**SET PROBLEM**.
Only the lines holding the string "that" are needed. Copy each one.

**DATA LINES**.

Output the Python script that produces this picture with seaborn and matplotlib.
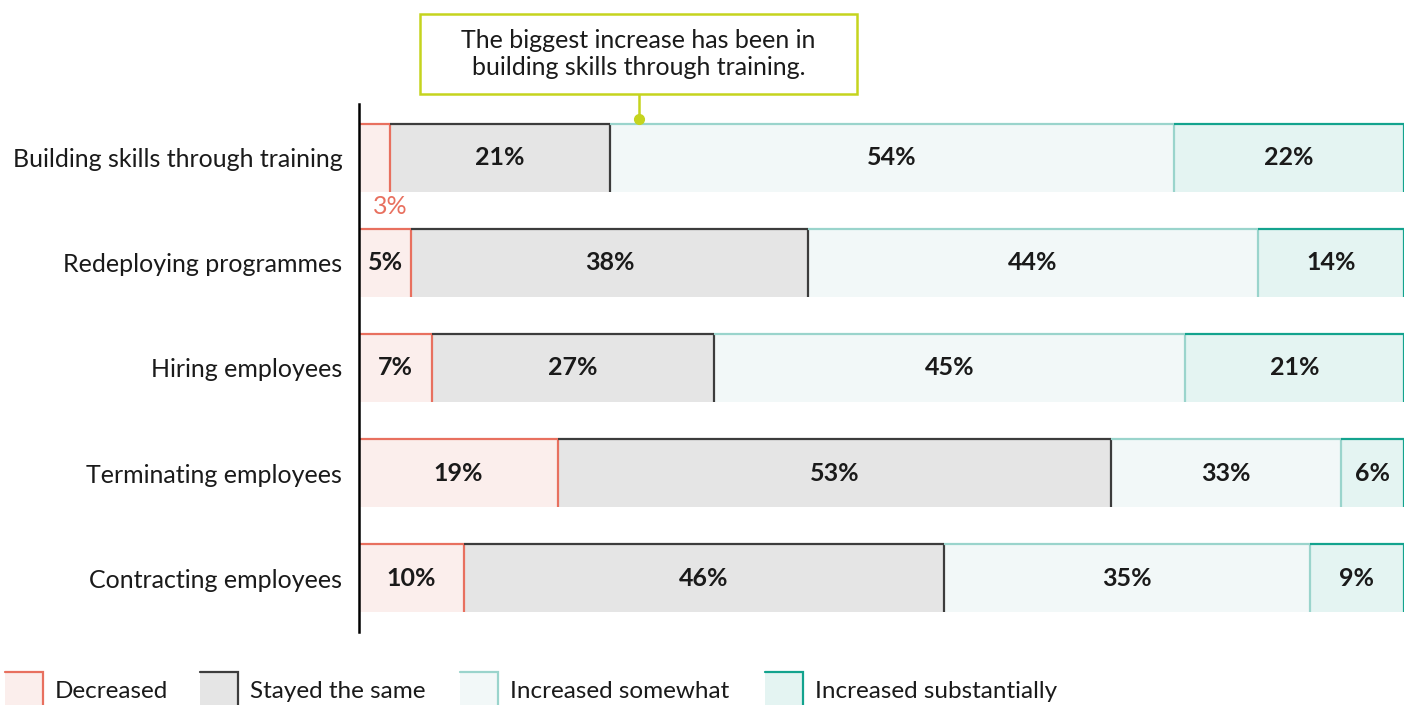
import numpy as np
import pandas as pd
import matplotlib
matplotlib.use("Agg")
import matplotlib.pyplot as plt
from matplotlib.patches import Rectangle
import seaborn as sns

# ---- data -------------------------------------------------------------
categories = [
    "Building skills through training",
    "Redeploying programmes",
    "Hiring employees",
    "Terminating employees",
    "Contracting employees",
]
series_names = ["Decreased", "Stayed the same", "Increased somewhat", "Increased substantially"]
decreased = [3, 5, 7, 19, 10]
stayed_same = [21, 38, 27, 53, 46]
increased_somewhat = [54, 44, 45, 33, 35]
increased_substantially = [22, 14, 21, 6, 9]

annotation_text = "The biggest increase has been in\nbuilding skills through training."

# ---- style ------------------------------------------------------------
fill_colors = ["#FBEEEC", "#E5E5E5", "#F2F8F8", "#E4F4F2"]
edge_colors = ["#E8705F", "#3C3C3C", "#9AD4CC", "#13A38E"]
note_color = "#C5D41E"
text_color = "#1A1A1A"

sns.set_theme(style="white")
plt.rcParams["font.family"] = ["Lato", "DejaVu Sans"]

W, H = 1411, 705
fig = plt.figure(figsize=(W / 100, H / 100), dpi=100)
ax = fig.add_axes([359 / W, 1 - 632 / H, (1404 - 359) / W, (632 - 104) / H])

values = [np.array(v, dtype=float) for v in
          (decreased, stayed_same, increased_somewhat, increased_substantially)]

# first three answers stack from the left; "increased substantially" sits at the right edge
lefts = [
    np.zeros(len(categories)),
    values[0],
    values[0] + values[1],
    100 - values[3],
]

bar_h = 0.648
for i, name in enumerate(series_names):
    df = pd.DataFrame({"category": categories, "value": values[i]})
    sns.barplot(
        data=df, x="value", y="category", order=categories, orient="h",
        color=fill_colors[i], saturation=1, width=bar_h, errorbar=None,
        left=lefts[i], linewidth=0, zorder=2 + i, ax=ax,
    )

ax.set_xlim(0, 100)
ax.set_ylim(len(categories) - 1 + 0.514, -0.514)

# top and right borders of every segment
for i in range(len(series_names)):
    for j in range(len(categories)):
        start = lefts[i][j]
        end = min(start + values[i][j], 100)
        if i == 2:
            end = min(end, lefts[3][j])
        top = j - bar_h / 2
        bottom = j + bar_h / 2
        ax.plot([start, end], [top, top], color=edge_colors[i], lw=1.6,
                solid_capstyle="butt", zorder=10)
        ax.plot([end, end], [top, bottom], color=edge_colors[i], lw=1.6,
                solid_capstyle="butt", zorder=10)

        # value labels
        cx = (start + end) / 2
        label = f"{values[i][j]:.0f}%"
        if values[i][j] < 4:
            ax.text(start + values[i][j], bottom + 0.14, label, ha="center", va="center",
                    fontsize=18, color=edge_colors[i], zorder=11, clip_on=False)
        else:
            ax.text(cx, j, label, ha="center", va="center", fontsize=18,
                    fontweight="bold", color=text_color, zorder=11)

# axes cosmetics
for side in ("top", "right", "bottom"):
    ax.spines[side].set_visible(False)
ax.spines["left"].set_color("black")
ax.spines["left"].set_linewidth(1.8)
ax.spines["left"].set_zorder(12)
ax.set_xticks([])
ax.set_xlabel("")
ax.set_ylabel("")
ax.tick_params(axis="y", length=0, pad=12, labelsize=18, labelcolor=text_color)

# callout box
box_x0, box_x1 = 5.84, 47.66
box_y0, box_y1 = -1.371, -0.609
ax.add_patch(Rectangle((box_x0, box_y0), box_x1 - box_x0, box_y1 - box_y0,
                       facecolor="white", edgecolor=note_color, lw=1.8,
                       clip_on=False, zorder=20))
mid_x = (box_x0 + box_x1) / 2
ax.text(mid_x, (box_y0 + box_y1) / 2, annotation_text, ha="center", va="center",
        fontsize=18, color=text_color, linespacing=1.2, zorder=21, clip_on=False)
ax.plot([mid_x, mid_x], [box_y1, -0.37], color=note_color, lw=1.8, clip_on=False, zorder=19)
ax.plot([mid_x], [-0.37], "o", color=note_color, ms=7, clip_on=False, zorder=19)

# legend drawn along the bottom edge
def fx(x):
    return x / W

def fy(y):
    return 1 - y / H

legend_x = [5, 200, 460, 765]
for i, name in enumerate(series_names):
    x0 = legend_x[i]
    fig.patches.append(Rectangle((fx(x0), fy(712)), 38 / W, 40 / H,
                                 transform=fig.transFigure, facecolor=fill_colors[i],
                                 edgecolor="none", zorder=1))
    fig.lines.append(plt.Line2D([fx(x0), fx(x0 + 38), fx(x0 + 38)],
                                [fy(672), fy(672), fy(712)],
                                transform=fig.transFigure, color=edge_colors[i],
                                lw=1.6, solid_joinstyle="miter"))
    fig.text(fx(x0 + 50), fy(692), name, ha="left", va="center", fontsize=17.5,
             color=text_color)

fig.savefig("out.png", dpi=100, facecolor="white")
==
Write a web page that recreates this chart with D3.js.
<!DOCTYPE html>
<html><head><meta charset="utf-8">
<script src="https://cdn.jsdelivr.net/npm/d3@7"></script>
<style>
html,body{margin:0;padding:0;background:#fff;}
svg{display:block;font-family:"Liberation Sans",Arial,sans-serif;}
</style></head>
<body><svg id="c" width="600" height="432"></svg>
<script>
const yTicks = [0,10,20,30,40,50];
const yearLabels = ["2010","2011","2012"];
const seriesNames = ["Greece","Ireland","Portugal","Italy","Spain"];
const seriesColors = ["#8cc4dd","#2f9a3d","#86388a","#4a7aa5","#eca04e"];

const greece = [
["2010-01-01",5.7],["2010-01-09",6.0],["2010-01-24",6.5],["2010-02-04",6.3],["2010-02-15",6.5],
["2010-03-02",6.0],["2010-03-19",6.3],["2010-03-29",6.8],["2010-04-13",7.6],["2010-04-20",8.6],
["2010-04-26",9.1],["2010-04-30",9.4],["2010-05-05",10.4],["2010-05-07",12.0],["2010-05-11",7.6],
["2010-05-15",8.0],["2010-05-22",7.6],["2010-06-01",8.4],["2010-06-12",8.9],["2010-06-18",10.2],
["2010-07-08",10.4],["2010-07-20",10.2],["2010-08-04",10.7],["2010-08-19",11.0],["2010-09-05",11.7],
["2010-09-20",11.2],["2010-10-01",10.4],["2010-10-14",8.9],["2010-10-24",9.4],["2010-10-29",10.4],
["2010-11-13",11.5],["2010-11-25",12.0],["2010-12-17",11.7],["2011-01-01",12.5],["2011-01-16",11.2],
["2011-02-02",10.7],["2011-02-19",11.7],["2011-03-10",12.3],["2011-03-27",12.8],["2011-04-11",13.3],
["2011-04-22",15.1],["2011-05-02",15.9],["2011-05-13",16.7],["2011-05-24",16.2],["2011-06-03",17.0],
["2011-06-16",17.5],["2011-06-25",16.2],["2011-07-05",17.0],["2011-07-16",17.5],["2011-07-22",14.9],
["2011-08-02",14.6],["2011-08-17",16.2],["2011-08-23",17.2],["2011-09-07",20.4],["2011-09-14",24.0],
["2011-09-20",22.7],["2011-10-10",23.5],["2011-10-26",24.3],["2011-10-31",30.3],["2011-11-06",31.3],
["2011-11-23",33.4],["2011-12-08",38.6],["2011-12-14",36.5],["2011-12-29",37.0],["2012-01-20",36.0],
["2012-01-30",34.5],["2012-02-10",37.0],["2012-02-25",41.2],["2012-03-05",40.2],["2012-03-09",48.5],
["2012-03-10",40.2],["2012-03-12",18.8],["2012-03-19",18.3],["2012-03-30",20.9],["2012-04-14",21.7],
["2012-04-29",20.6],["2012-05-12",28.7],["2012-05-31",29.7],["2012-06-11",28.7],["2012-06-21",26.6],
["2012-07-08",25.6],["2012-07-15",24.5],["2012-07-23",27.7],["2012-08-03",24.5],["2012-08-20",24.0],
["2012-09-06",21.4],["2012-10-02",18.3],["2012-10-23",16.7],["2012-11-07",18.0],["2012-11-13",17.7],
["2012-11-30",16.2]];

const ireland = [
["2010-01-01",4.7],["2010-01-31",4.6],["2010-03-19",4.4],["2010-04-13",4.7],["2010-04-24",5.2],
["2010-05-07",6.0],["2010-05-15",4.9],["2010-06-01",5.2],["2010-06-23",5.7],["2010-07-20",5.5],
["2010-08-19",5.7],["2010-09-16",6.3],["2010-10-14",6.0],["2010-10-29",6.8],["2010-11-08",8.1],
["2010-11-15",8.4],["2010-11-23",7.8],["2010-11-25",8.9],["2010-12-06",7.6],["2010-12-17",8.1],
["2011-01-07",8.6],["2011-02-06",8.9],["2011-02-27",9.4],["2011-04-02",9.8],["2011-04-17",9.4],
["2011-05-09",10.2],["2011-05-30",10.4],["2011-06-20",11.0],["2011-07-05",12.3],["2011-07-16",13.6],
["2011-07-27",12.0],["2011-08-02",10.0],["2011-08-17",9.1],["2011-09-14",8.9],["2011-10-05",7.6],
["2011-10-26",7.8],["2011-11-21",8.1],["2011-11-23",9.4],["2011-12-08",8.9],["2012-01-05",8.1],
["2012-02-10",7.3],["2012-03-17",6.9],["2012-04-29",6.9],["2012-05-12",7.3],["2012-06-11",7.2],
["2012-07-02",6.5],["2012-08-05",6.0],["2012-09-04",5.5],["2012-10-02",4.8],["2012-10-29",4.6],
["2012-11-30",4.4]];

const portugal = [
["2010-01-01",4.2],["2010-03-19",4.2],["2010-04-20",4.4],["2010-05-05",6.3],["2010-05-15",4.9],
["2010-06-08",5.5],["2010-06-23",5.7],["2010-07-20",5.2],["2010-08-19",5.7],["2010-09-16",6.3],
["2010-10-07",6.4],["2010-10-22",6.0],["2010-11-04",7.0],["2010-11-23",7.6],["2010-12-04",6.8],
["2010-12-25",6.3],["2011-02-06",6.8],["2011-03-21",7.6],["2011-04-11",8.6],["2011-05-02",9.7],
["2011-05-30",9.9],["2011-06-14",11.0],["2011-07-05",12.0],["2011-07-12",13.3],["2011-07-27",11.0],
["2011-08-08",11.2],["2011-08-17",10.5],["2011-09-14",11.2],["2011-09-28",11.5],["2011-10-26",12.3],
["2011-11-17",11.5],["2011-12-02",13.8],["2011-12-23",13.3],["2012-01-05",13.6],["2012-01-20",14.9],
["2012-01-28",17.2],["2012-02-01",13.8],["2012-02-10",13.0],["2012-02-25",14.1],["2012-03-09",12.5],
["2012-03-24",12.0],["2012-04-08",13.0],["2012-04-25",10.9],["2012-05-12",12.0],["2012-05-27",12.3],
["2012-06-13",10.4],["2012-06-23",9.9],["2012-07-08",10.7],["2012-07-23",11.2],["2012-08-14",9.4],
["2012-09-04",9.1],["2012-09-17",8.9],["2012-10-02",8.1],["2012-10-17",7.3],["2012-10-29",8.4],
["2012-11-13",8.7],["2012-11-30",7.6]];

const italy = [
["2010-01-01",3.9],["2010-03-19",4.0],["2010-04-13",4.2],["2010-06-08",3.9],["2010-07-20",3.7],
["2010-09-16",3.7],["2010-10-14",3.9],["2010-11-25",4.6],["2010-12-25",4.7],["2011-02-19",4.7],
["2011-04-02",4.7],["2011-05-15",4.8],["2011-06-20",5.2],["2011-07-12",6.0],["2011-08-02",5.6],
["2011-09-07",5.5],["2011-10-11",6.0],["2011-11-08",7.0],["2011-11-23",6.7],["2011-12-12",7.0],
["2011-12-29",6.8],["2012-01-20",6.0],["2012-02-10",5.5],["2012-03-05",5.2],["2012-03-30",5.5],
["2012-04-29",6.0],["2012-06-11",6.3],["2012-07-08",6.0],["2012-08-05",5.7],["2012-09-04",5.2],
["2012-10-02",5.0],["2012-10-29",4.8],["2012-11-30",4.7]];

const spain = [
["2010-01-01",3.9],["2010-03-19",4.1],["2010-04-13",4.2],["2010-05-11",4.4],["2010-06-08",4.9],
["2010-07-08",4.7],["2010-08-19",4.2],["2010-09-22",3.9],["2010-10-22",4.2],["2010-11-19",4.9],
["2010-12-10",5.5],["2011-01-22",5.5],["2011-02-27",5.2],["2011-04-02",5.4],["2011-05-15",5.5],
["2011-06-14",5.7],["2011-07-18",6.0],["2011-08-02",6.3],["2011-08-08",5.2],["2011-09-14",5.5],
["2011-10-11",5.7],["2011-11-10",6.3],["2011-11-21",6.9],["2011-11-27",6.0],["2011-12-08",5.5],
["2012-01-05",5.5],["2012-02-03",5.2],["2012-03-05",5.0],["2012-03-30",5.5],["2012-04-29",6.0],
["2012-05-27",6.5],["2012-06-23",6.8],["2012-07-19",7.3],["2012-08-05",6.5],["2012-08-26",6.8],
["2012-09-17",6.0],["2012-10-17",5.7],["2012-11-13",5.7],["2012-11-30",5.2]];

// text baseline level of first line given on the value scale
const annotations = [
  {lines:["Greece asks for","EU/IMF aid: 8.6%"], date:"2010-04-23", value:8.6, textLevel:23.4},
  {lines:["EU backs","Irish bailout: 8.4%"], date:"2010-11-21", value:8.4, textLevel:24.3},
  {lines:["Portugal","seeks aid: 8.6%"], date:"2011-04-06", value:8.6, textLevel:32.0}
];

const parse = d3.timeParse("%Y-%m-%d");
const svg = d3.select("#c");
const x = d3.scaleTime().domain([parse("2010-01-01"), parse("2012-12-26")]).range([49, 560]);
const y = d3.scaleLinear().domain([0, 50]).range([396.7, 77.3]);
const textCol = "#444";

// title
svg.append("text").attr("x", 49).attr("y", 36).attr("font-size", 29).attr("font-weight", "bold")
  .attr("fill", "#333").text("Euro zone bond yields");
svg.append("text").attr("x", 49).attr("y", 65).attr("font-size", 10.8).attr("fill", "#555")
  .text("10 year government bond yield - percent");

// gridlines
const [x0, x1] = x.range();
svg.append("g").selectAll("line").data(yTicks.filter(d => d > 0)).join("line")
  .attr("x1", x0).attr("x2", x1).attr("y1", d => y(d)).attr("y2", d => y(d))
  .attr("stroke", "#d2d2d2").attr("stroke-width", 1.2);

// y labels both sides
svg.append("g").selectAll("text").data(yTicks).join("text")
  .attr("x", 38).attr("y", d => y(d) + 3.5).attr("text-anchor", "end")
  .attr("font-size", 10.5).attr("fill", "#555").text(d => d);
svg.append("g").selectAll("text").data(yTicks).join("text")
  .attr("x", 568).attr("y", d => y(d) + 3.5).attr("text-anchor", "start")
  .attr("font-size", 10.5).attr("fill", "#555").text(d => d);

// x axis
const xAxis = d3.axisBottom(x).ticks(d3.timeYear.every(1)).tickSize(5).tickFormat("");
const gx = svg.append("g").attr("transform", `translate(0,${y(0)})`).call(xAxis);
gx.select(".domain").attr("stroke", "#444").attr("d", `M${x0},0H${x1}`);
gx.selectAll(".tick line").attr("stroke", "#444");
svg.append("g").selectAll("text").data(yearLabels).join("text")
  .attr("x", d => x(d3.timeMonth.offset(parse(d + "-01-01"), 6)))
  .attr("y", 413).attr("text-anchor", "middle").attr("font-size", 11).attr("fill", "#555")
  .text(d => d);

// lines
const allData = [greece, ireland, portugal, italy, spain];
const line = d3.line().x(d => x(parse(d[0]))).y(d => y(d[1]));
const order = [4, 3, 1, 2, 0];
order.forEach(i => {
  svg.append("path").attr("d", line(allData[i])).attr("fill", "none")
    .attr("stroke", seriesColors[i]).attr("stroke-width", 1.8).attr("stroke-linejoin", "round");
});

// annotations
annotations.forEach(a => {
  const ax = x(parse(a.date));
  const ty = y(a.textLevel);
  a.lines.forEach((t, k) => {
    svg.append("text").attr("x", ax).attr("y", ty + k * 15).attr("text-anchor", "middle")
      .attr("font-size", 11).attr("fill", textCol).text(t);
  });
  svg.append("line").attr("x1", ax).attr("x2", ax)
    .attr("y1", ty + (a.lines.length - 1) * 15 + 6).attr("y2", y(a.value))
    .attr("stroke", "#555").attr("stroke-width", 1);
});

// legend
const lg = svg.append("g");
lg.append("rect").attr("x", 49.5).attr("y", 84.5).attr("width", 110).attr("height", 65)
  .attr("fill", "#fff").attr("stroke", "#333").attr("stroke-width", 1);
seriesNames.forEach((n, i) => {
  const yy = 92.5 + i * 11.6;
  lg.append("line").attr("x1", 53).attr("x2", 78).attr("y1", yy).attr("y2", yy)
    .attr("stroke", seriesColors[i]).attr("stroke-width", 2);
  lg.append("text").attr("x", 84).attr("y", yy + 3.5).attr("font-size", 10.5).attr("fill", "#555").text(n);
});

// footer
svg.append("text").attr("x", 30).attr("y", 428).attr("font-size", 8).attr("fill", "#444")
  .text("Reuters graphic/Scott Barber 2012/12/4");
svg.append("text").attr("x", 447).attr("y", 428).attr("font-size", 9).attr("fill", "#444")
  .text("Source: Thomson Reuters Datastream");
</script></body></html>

**EXERCISE ANSWER**.
Output the Python script that produces this picture with seaborn and matplotlib.
Write a web page that recreates this chart with D3.js.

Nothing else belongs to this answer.